Even some of the pictures that were made with the strobe show the effects of camera vibration, showing that the short-duration Einstein isn’t short enough to allow us to stop worrying about camera motion. Here’s the vertical edge from one such image, this time with the a7R:
And here’s the horizontal edge from the very same exposure:
If I didn’t know better, and hadn’t seen pictures from the a7R that don’t exhibit this effect, I’d swear it had a mild anisotropic AA filter.
It’s all very frustrating. Yet, I persist, since being able to make consistent, repeatable images of test charts is instructive as to ways to make consistent, repeatable images of the real world.
Andre Y says
You’ve probably thought of this already, but have you turned up sharpening in the camera picture controls to maximum? This gives you an almost peaking-like effect. You could boost contrast and maybe clarity or something named something like that to help. It will affect the JPEG preview of the RAW, but not the RAW itself.
I also use an old 20-inch (1280×1024) monitor fed from the D810’s HDMI port when I do DSLR scanning of my film negatives, and that seems to help too.
Andre Y says
Sorry one more thing: a LCD magnifier helps too. The Kinotehnik LCDVF 4N has a metal frame that latches into the same spots as the plastic screen protector, and the magnifier itself attaches to the frame with magnets. I’ve found it very useful in the field, and much sleeker solution than the Zacuto.
I have a 14-diopter loupe — I take my glasses off.
tex andrews says
As a technically ignorant person, I can safely say that i am too ignorant to realize that the following question may be silly or totally wrongheaded. therefore i’ll blithely ask it:
Is it possible that we are now pushing up against the limits of “mechanical reliability” or predictability, which was always there but we just couldn’t see it before? Because mirror or mirrorless, there’s still this shutter jobby, which is mechanical. And sometimes there’s a small vibration and sometimes there isn’t.
In Physics, as I in my pathetic way understand it, the tinier you get the weirder things are. You wouldn’t think we would be at that point with this engineering problem, but maybe there’s a metaphor/analogy here.
Jean Pierre says
How I adore these tests! It show us, how the interaction of the macanical shutter with the electronic from the sensor-prozessor works, or not?!
I am shure, that mecanical shutter speed has an impact for the sensor-prozessor, how long the sensor needs to “read” (analog-digital-converting) all information from all over the sensor and then to convert in digital values!
Is 1/500 or 1/4000s not to short for the sensor prozessor? Does the snsor-prozessor need longer shutter speed?
In my opinion, not all “blur” reaction is caused by camera-body shake! It can also be from mecanical shutter speed….
as long as the sensor needs to “read” all information from all over the sensor and then to convert even in digital values.

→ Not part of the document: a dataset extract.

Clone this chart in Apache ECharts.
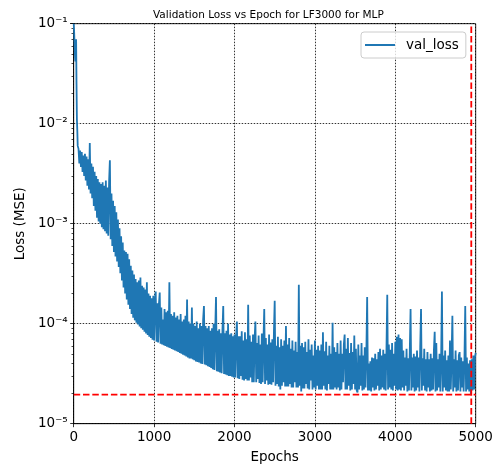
<!DOCTYPE html>
<html>
<head>
<meta charset="utf-8">
<script src="https://cdn.jsdelivr.net/npm/echarts@6/dist/echarts.min.js"></script>
<style>
  html, body { margin: 0; padding: 0; background: #fff; }
  #chart { width: 494px; height: 473px; }
</style>
</head>
<body>
<div id="chart"></div>
<script>
// early epochs, where the loss falls fast
const earlyEpochs = [0, 5, 10, 15, 20, 25, 30, 35, 40, 45, 50];
const earlyLoss = [0.1, 0.085, 0.066, 0.05, 0.042, 0.06, 0.07, 0.025, 0.011, 0.0085, 0.006];

// noisy band, read every 10 epochs from epoch 60 to 5000 (one row = 200 epochs)
const bandStart = 60;
const bandStep = 10;
const bandLoss = [
  5.6e-3, 4.0e-3, 5.4e-3, 3.7e-3, 5.2e-3, 3.3e-3, 4.8e-3, 3.0e-3, 5.0e-3, 2.7e-3, 4.7e-3, 2.4e-3, 4.4e-3, 2.2e-3, 6.4e-3, 2.0e-3, 4.0e-3, 1.8e-3, 3.7e-3, 1.5e-3,
  3.3e-3, 1.35e-3, 3.0e-3, 1.15e-3, 2.8e-3, 1.05e-3, 2.6e-3, 1.0e-3, 2.5e-3, 9.2e-4, 2.6e-3, 8.8e-4, 2.4e-3, 8.4e-4, 2.7e-3, 8.0e-4, 2.3e-3, 7.6e-4, 2.6e-3, 4.3e-3,
  7.0e-4, 2.0e-3, 6.0e-4, 1.7e-3, 5.2e-4, 1.5e-3, 4.7e-4, 1.3e-3, 4.2e-4, 1.1e-3, 3.7e-4, 9.0e-4, 3.2e-4, 7.5e-4, 2.7e-4, 6.5e-4, 2.3e-4, 5.4e-4, 2.0e-4, 5.2e-4,
  1.75e-4, 5.0e-4, 1.55e-4, 4.4e-4, 1.4e-4, 3.8e-4, 1.25e-4, 3.4e-4, 1.15e-4, 3.1e-4, 1.08e-4, 2.8e-4, 1.02e-4, 2.6e-4, 9.8e-5, 2.7e-4, 9.4e-5, 2.9e-4, 9.0e-5, 2.4e-4,
  8.7e-5, 2.3e-4, 8.3e-5, 2.2e-4, 8.0e-5, 2.6e-4, 7.7e-5, 2.0e-4, 7.4e-5, 1.9e-4, 7.2e-5, 1.8e-4, 6.9e-5, 1.9e-4, 6.8e-5, 1.7e-4, 2.1e-4, 6.6e-5, 1.6e-4, 6.5e-5,
  1.55e-4, 2.05e-4, 6.3e-5, 1.45e-4, 6.2e-5, 1.1e-4, 6.1e-5, 1.4e-4, 6.0e-5, 1.3e-4, 5.9e-5, 1.35e-4, 5.8e-5, 2.6e-4, 5.7e-5, 1.25e-4, 5.6e-5, 1.2e-4, 5.5e-5, 1.3e-4,
  5.4e-5, 1.15e-4, 5.3e-5, 1.2e-4, 5.2e-5, 1.1e-4, 5.1e-5, 1.25e-4, 5.0e-5, 1.05e-4, 4.9e-5, 1.1e-4, 4.8e-5, 1.2e-4, 4.7e-5, 1.75e-4, 4.6e-5, 1.05e-4, 4.5e-5, 1.0e-4,
  4.5e-5, 1.45e-4, 4.4e-5, 1.0e-4, 4.3e-5, 9.5e-5, 4.2e-5, 1.05e-4, 4.15e-5, 9.0e-5, 4.1e-5, 1.0e-4, 4.0e-5, 9.5e-5, 3.95e-5, 1.1e-4, 1.5e-4, 3.9e-5, 9.5e-5, 3.85e-5,
  9.0e-5, 3.75e-5, 9.5e-5, 3.7e-5, 8.5e-5, 3.6e-5, 9.0e-5, 3.5e-5, 1.0e-4, 3.45e-5, 8.5e-5, 1.85e-4, 3.35e-5, 8.5e-5, 3.3e-5, 8.8e-5, 3.25e-5, 8.0e-5, 3.2e-5, 8.5e-5,
  1.5e-4, 3.15e-5, 8.0e-5, 3.1e-5, 8.5e-5, 3.05e-5, 1.0e-4, 3.0e-5, 7.8e-5, 3.0e-5, 8.0e-5, 2.95e-5, 7.5e-5, 2.9e-5, 7.8e-5, 2.9e-5, 7.6e-5, 1.05e-4, 2.85e-5, 7.5e-5,
  2.8e-5, 7.5e-5, 3.0e-5, 8.4e-5, 2.75e-5, 6.8e-5, 2.7e-5, 8.2e-5, 2.8e-5, 7.0e-5, 2.7e-5, 1.55e-4, 2.7e-5, 7.6e-5, 2.9e-5, 6.6e-5, 2.6e-5, 7.8e-5, 2.6e-5, 7.0e-5,
  1.05e-4, 2.6e-5, 6.4e-5, 2.8e-5, 7.6e-5, 2.55e-5, 6.2e-5, 2.5e-5, 8.0e-5, 2.6e-5, 6.6e-5, 1.4e-4, 2.5e-5, 7.2e-5, 2.7e-5, 6.2e-5, 2.45e-5, 7.8e-5, 2.5e-5, 6.5e-5,
  2.45e-5, 7.0e-5, 2.6e-5, 8.0e-5, 1.7e-4, 2.4e-5, 6.0e-5, 2.5e-5, 7.4e-5, 2.35e-5, 5.8e-5, 2.2e-5, 7.0e-5, 2.4e-5, 6.0e-5, 2.6e-5, 6.8e-5, 2.35e-5, 9.5e-5, 2.35e-5,
  6.2e-5, 2.35e-5, 7.2e-5, 2.5e-5, 5.6e-5, 2.3e-5, 6.8e-5, 2.3e-5, 5.4e-5, 2.6e-5, 6.6e-5, 2.3e-5, 5.2e-5, 2.3e-5, 2.45e-4, 2.4e-5, 6.0e-5, 2.1e-5, 6.4e-5, 2.25e-5,
  5.8e-5, 2.25e-5, 6.6e-5, 2.5e-5, 5.2e-5, 2.25e-5, 7.0e-5, 2.2e-5, 5.5e-5, 2.7e-5, 6.2e-5, 2.2e-5, 4.8e-5, 2.3e-5, 6.8e-5, 2.2e-5, 5.5e-5, 2.4e-5, 6.0e-5, 2.2e-5,
  5.4e-5, 2.2e-5, 6.2e-5, 2.2e-5, 8.2e-5, 2.4e-5, 5.3e-5, 2.2e-5, 6.6e-5, 2.15e-5, 4.8e-5, 2.5e-5, 6.0e-5, 2.2e-5, 5.0e-5, 2.2e-5, 1.02e-4, 2.2e-5, 5.8e-5, 2.3e-5,
  5.2e-5, 2.2e-5, 6.4e-5, 2.3e-5, 5.0e-5, 2.15e-5, 6.8e-5, 2.2e-5, 5.0e-5, 2.6e-5, 6.2e-5, 7.8e-5, 2.2e-5, 5.6e-5, 2.2e-5, 7.2e-5, 2.4e-5, 5.1e-5, 2.15e-5, 6.4e-5,
  2.2e-5, 5.2e-5, 2.5e-5, 7.6e-5, 2.2e-5, 5.6e-5, 2.15e-5, 2.05e-5, 6.2e-5, 2.2e-5, 4.8e-5, 2.4e-5, 6.4e-5, 2.15e-5, 4.8e-5, 2.2e-5, 5.8e-5, 2.3e-5, 5.0e-5, 1.85e-4,
  2.15e-5, 4.0e-5, 2.15e-5, 4.2e-5, 2.1e-5, 4.6e-5, 2.3e-5, 4.5e-5, 2.15e-5, 5.0e-5, 2.2e-5, 4.4e-5, 2.4e-5, 5.2e-5, 2.15e-5, 5.6e-5, 2.2e-5, 4.8e-5, 2.3e-5, 5.5e-5,
  2.2e-5, 5.0e-5, 2.15e-5, 5.4e-5, 1.95e-4, 2.2e-5, 6.2e-5, 2.3e-5, 5.5e-5, 2.2e-5, 6.4e-5, 2.15e-5, 5.0e-5, 2.4e-5, 6.6e-5, 2.2e-5, 7.4e-5, 2.15e-5, 7.8e-5, 2.2e-5,
  7.2e-5, 2.15e-5, 7.0e-5, 2.3e-5, 5.4e-5, 2.15e-5, 4.6e-5, 2.4e-5, 5.6e-5, 2.1e-5, 4.5e-5, 2.15e-5, 5.2e-5, 1.4e-4, 2.15e-5, 4.6e-5, 2.3e-5, 5.0e-5, 2.1e-5, 4.7e-5,
  2.15e-5, 5.4e-5, 2.3e-5, 4.6e-5, 2.1e-5, 5.8e-5, 1.4e-4, 2.15e-5, 4.5e-5, 2.4e-5, 5.6e-5, 2.15e-5, 4.4e-5, 2.1e-5, 5.2e-5, 2.3e-5, 4.4e-5, 2.1e-5, 5.0e-5, 2.15e-5,
  4.5e-5, 2.2e-5, 5.4e-5, 8.3e-5, 2.1e-5, 6.4e-5, 2.15e-5, 4.4e-5, 2.3e-5, 5.0e-5, 2.1e-5, 4.4e-5, 2.1e-4, 2.1e-5, 4.8e-5, 2.3e-5, 5.4e-5, 2.15e-5, 4.3e-5, 2.1e-5,
  4.8e-5, 2.1e-5, 6.8e-5, 2.2e-5, 4.6e-5, 1.2e-4, 2.1e-5, 4.4e-5, 2.3e-5, 5.4e-5, 2.1e-5, 4.3e-5, 2.15e-5, 4.8e-5, 5.2e-5, 2.1e-5, 4.6e-5, 2.3e-5, 4.2e-5, 2.1e-5,
  4.4e-5, 1.5e-4, 2.1e-5, 4.6e-5, 2.2e-5, 4.0e-5, 2.1e-5, 4.3e-5, 1.95e-5, 4.4e-5, 2.15e-5, 4.8e-5, 2.2e-5, 4.6e-5, 5.1e-5
];

// best epoch markers (red dashed lines)
const bestEpoch = 4945;
const bestLoss = 1.95e-5;

const xRange = [0, 5000];
const yRange = [1e-5, 1e-1];

let points = [];
for (let i = 0; i < earlyEpochs.length; i++) points.push([earlyEpochs[i], earlyLoss[i]]);
for (let i = 0; i < bandLoss.length; i++) points.push([bandStart + i * bandStep, bandLoss[i]]);

const sup = { '-': '\u207B', '0': '\u2070', '1': '\u00B9', '2': '\u00B2', '3': '\u00B3', '4': '\u2074', '5': '\u2075', '6': '\u2076', '7': '\u2077', '8': '\u2078', '9': '\u2079' };
function powLabel(v) {
  const e = Math.round(Math.log10(v));
  return '10' + String(e).split('').map(c => sup[c]).join('');
}

const font = 'DejaVu Sans';
const redDash = { color: '#ff0000', width: 1.8, type: [6.5, 2.8] };

const chart = echarts.init(document.getElementById('chart'));
chart.setOption({
  animation: false,
  backgroundColor: '#fff',
  title: {
    text: 'Validation Loss vs Epoch for LF3000 for MLP',
    left: 148, top: 5,
    textStyle: { fontFamily: font, fontSize: 10.5, fontWeight: 'normal', color: '#000' }
  },
  legend: {
    left: 361, top: 32,
    padding: [6, 7, 6, 4],
    borderColor: '#ccc', borderWidth: 1, borderRadius: 3,
    backgroundColor: 'rgba(255,255,255,0.8)',
    icon: 'rect', itemWidth: 30, itemHeight: 2,
    textStyle: { fontFamily: font, fontSize: 13.5, color: '#000', padding: [0, 0, 0, 6] },
    data: ['val_loss']
  },
  grid: {
    left: 73.7, right: 18.3, top: 23.7, bottom: 49.3,
    outerBoundsMode: 'none',
    show: true, borderColor: '#000', borderWidth: 0.8
  },
  xAxis: {
    type: 'value', min: xRange[0], max: xRange[1], interval: 1000,
    name: 'Epochs', nameLocation: 'middle', nameGap: 27,
    nameTextStyle: { fontFamily: font, fontSize: 13.5, color: '#000' },
    axisLine: { show: true, lineStyle: { color: '#000', width: 0.8 } },
    axisTick: { show: true, inside: false, length: 3.5, lineStyle: { color: '#000', width: 0.8 } },
    axisLabel: { fontFamily: font, fontSize: 13.5, color: '#000', margin: 7, formatter: v => String(v) },
    splitLine: { show: true, lineStyle: { color: '#000', width: 0.8, type: [1.5, 1.5] } }
  },
  yAxis: {
    type: 'log', logBase: 10, min: yRange[0], max: yRange[1],
    name: 'Loss (MSE)', nameLocation: 'middle', nameGap: 40,
    nameTextStyle: { fontFamily: font, fontSize: 13.5, color: '#000' },
    axisLine: { show: true, lineStyle: { color: '#000', width: 0.8 } },
    axisTick: { show: true, inside: false, length: 3.5, lineStyle: { color: '#000', width: 0.8 } },
    minorTick: { show: true, splitNumber: 9, length: 2.2, lineStyle: { color: '#000', width: 0.7 } },
    axisLabel: { fontFamily: font, fontSize: 13.5, color: '#000', margin: 6, formatter: powLabel },
    splitLine: { show: true, lineStyle: { color: '#000', width: 0.8, type: [1.5, 1.5] } }
  },
  series: [{
    name: 'val_loss',
    type: 'line',
    data: points,
    showSymbol: false,
    symbol: 'none',
    sampling: null,
    lineStyle: { color: '#1f77b4', width: 1.8 },
    itemStyle: { color: '#1f77b4' }
  }, {
    name: 'best_epoch',
    type: 'line',
    data: [[bestEpoch, yRange[0]], [bestEpoch, yRange[1]]],
    showSymbol: false, symbol: 'none', silent: true, z: 5,
    lineStyle: redDash
  }, {
    name: 'best_loss',
    type: 'line',
    data: [[xRange[0], bestLoss], [xRange[1], bestLoss]],
    showSymbol: false, symbol: 'none', silent: true, z: 5,
    lineStyle: redDash
  }]
});
</script>
</body>
</html>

On mechanical-shutter cameras, once the shutter is closed, it doesn’t matter how long it takes to convert the stored charges to bits, provided no material amount of charge leaks off, and that time is independent of the exposure time. Assuming the camera is well-designed, the readout doesn’t start until the shutter is closed.
Chris Livsey says
I wonder if at this level the “plain” cover glass, which does incorporate IR filtration, is ansiotropic just because of the manufacturing process (of which I am totally ignorant) or the coating?
Is the coating applied in a sintered deposit type of way or curtain coated, as in laying down a film emulsion which would obviously be directional?
Jack Hogan says
Jim, the AA look of those curves seems strange to me too: I wonder if Imatest is not being a bit too happy-go-lucky in the higher frequencies, where accuracy dwindles. If you send me the two files above I can put them through MTF Mapper and get a second opinion.